With the White House Council of Advisors on Science and Technology estimating that this winter's swine flu outbreak could lead to 30,000 to 90,000 deaths in the US (on top of the usual 30,000 deaths that occur from seasonal flu), the government has ramped up its effort to vaccinate as many Americans as possible against H1N1. In fact, the vaccination effort is so large, it may constitute the largest vaccination program in human history.
The government has already purchased 195 million doses of vaccine, at a cost of almost $2 billion, and has another $7 billion set aside to purchase vaccine for the 405 million Americans not covered by the initial load. Health officials have stressed that the vaccination will not be mandatory, but with some estimates projecting half of America catching the illness at some point this winter, many schools and business have plans to require vaccination of employees and students.
However, some think vaccine production isn't moving fast enough. The Council of Advisors on Science and Technology recommended that the 40 million Americans designated for priority vaccination need to start receiving vaccine in the next couple of weeks, with the vaccine for the rest of us becoming available in October.
Vaccination is always a sensitive topic. So, to help combat lunatics who say the vaccines cause autism or that the program is a front for Obama's secret socialist re-education camps (I've already said too much...), the Center for Disease Control has set aside $4.8 million for a multimedia campaign to educate the public about vaccination.
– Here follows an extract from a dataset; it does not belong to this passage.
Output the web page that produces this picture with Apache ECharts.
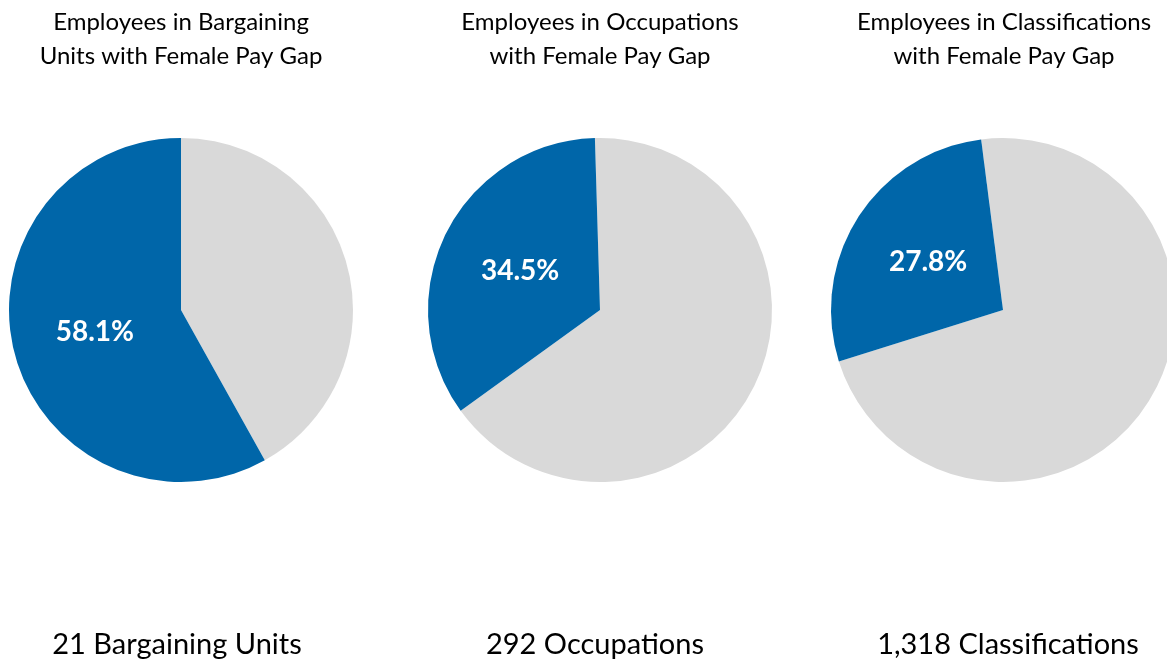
<!DOCTYPE html>
<html>
<head>
<meta charset="utf-8">
<script src="https://cdn.jsdelivr.net/npm/echarts@6/dist/echarts.min.js"></script>
<style>
	html, body { margin: 0; padding: 0; background: #fff; }
	#chart { width: 1167px; height: 660px; }
</style>
</head>
<body>
<div id="chart"></div>
<script>
	// chart titles (two lines each)
	var pieTitles = [
		'Employees in Bargaining\nUnits with Female Pay Gap',
		'Employees in Occupations\nwith Female Pay Gap',
		'Employees in Classifications\nwith Female Pay Gap'
	];
	// share of employees with a female pay gap (%)
	var gapShare = [58.1, 34.5, 27.8];
	// remaining share (%)
	var otherShare = [41.9, 65.5, 72.2];
	// count labels under each pie
	var countLabels = ['21 Bargaining Units', '292 Occupations', '1,318 Classifications'];

	var centersX = [181, 600, 1003];
	var titleX = [181, 600, 1004];
	var countX = [177, 595, 1008];
	var startAngles = [90, 91.7, 97.3];

	var chart = echarts.init(document.getElementById('chart'));

	var titles = [];
	var series = [];
	for (var i = 0; i < 3; i++) {
		titles.push({
			text: pieTitles[i],
			left: titleX[i],
			top: 5,
			textAlign: 'center',
			padding: 0,
			textStyle: {
				fontFamily: 'Lato',
				fontWeight: 'normal',
				fontSize: 24,
				lineHeight: 34,
				color: '#000'
			}
		});
		titles.push({
			text: countLabels[i],
			left: countX[i],
			top: 629,
			textAlign: 'center',
			padding: 0,
			textStyle: {
				fontFamily: 'Lato',
				fontWeight: 'normal',
				fontSize: 29,
				lineHeight: 32,
				color: '#000'
			}
		});
		series.push({
			type: 'pie',
			center: [centersX[i], 310],
			radius: [0, 172],
			startAngle: startAngles[i],
			clockwise: true,
			silent: true,
			animation: false,
			labelLine: { show: false },
			data: [
				{
					value: otherShare[i],
					itemStyle: { color: '#D9D9D9' },
					label: { show: false }
				},
				{
					value: gapShare[i],
					itemStyle: { color: '#0066A9' },
					label: {
						show: true,
						position: 'inside',
						formatter: gapShare[i].toFixed(1) + '%',
						color: '#fff',
						fontFamily: 'Lato',
						fontWeight: 'bold',
						fontSize: 28
					}
				}
			]
		});
	}

	chart.setOption({
		backgroundColor: '#fff',
		title: titles,
		series: series
	});
</script>
</body>
</html>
The campaign will use Twitter and podcasts, in addition to print, radio and television ads, to remind the public to get both the H1N1 and seasonal flu vaccines.
The White House Council of Advisors on Science and Technology also recommended that hospitals prepare for the surge in emergency room visits that will result from both the large number of swine flu victims, and the large number of people who mistakenly think they have swine flu. The panel estimated that at some point this winter, swine flu victims could occupy between one half to all of the nation's current hospital bed capacity.
And finally, a personal plea for swine flu prevention this winter: wash your hands. I mean, really, you were just on the subway next to a hobo yelling at his reflection in the window, the least you can do is scrub a bit before manhandling the danishes in the break room.